07 June 2006

Questions Gladly Answered Here

Ted commented: "I think, oh Alpaca Guru, that it would be great if you did an anatomy lesson of an alpaca fleece. I keep hearing about this 'blanket' thingy, but have no idea why it's important."

I don't know that I really qualify for guru status, but I did a quick Google search (for alpaca fleece diagram, I think) and found this. In this particular diagram, the blanket is labeled as "saddle", which is an alternate term. The blanket area of the fleece is generally the area with the finest fiber and the fewest guard hairs. In high quality animals, the neck fleece is often comparable, and these prime areas when clipped are generally referred to as "firsts". The "firsts" are usually clipped first & bagged separately.

The "seconds" - usually the middle leg, apron, +/- neck - are then usually clipped and bagged separately. The "thirds" - lower leg, britch (usually), tail, belly, topknot - are generally either bagged separately or discarded, depending on quality. Some farms will only shear the blanket & belly (maybe the neck) for coolness in the summer, which is referred to as a "barrel clip". Aesthetically, I think this looks silly. It also leaves some potentially usable - not to mention potentially very warm - fleece on the animal during the summer months.

The reason guard hair content is important is that it affects the comfort level of the finished textile. As a rule of thumb, fibers of greater than 30 microns in diameter will make the wearer feel prickles when wearing the garment next to their skin, so the goal is to have as few of these coarse fibers as possible. This is why merino, which has a low average fiber diameter, can be worn next to the skin, while many other wools cannot.

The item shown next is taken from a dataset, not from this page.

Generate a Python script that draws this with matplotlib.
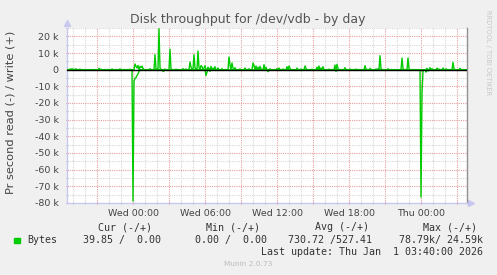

Because in alpacas these larger diameter fibers are usually guard hairs, the fewer the better. Below 30 microns, hand feel is affected both by average fiber diameter and by scale structure on the individual fibers (All mammal hairs have scales, to greater or lesser degree, along the hair shaft - perhaps a little reminder of our reptilian origins?). An animal can have an average fiber diameter that is relatively higher, but if there are very few guard hairs and very few or very small scales on the individual fibers, then it will feel slicker and smoother to the touch than fiber that has a lower average diameter but either a greater percentage of guard hairs or more prominent or numerous scales on the individual fibers.

How's that for a primer?


Cheryl said...

Thanks for the lesson! Is it possible to separate the guard hairs from the rest, like in other fibers, or is it too much of a pain?

Anonymous said...

So, question #2 is: are there significant differences between baby alpaca and adult alpaca fleece? Is there an age in the critter's life when the fleece becomes coarse and doesn't have value in the garment market?

And if I were looking to buy a fleece, what would I look for? Does alpaca fleece exhibit weaknesses related to stress, like sheepwool will?

And I second Cheryl's question: does the fleece need to be dehaired?